(DESCRIPTION OF THE TASK) Copy out each line containing "draw" from the entries below.

## start

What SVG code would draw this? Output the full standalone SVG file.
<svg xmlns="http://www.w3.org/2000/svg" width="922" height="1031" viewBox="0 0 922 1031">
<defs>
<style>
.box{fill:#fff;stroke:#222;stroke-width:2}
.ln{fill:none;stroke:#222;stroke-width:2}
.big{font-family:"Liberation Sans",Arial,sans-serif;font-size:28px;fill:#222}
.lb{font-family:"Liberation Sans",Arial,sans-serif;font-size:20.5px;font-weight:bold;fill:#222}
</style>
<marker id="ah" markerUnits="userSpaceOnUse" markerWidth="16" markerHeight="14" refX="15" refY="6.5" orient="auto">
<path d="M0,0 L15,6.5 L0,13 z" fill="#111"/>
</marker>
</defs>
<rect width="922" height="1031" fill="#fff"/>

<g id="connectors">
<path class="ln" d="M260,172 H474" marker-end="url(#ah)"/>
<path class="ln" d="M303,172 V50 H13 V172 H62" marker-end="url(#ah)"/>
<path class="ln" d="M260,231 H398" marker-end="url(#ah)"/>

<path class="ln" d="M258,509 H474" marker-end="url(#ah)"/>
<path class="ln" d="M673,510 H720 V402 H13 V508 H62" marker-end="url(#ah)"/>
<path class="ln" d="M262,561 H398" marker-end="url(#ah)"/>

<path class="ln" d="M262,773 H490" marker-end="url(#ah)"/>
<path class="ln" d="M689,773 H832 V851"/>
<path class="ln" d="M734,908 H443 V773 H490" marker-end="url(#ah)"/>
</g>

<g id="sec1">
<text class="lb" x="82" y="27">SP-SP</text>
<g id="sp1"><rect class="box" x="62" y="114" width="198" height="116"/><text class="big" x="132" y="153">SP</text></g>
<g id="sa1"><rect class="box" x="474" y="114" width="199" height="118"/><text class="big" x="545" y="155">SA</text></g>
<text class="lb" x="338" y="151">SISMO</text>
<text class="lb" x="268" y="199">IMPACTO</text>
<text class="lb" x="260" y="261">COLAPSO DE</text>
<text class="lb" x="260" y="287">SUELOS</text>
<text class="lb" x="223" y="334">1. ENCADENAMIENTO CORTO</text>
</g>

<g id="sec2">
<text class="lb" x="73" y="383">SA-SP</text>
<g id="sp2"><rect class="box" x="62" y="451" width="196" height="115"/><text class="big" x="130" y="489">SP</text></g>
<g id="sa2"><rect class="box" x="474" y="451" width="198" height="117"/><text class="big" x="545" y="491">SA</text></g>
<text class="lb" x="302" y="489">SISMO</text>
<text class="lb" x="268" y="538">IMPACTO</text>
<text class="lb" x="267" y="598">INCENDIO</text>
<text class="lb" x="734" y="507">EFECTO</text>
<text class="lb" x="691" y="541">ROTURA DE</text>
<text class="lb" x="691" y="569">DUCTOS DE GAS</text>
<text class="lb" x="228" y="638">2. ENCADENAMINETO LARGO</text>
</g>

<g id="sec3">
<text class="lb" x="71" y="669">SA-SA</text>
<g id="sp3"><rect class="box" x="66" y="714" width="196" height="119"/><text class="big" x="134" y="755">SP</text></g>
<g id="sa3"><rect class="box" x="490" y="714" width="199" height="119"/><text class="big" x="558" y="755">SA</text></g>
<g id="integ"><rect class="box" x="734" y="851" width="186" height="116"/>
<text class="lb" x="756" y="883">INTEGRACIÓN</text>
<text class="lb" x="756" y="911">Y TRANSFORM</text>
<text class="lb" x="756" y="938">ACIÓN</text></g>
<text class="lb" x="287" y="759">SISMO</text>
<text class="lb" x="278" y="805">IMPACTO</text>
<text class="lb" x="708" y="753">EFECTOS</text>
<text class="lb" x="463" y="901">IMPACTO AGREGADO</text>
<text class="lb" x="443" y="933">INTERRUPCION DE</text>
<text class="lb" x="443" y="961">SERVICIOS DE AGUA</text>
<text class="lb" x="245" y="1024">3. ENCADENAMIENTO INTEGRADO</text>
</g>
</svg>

## end
## start

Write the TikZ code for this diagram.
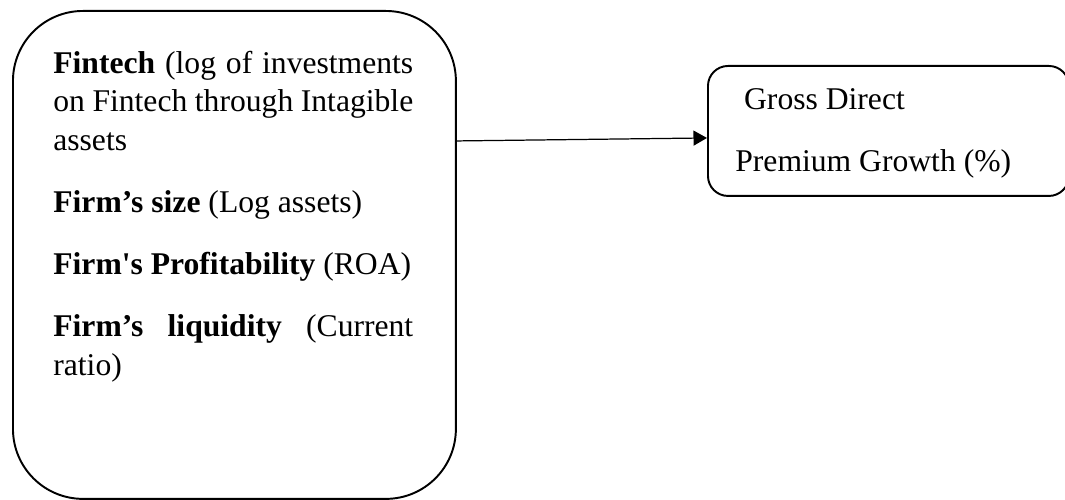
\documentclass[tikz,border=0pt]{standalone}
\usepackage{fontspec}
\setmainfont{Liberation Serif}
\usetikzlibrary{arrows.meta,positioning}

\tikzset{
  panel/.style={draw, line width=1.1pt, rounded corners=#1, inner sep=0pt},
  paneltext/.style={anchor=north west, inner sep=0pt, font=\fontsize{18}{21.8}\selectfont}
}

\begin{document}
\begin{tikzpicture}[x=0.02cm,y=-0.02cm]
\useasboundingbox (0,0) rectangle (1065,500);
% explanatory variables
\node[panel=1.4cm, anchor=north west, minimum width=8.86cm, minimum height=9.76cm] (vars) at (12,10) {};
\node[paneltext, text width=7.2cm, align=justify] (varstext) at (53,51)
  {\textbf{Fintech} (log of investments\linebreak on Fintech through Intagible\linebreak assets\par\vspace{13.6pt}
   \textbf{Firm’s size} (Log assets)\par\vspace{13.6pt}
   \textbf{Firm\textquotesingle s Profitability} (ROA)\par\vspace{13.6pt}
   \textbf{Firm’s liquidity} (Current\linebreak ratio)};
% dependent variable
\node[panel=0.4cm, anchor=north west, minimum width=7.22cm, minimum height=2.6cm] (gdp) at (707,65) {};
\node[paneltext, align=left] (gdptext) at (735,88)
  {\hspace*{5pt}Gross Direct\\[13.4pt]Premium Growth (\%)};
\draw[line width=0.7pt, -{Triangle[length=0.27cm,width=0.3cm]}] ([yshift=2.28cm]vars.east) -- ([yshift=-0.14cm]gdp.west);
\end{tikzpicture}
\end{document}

## end

(RESPONSE FOR THIS EXERCISE)
What SVG code would draw this? Output the full standalone SVG file.
  panel/.style={draw, line width=1.1pt, rounded corners=#1, inner sep=0pt},
\draw[line width=0.7pt, -{Triangle[length=0.27cm,width=0.3cm]}] ([yshift=2.28cm]vars.east) -- ([yshift=-0.14cm]gdp.west);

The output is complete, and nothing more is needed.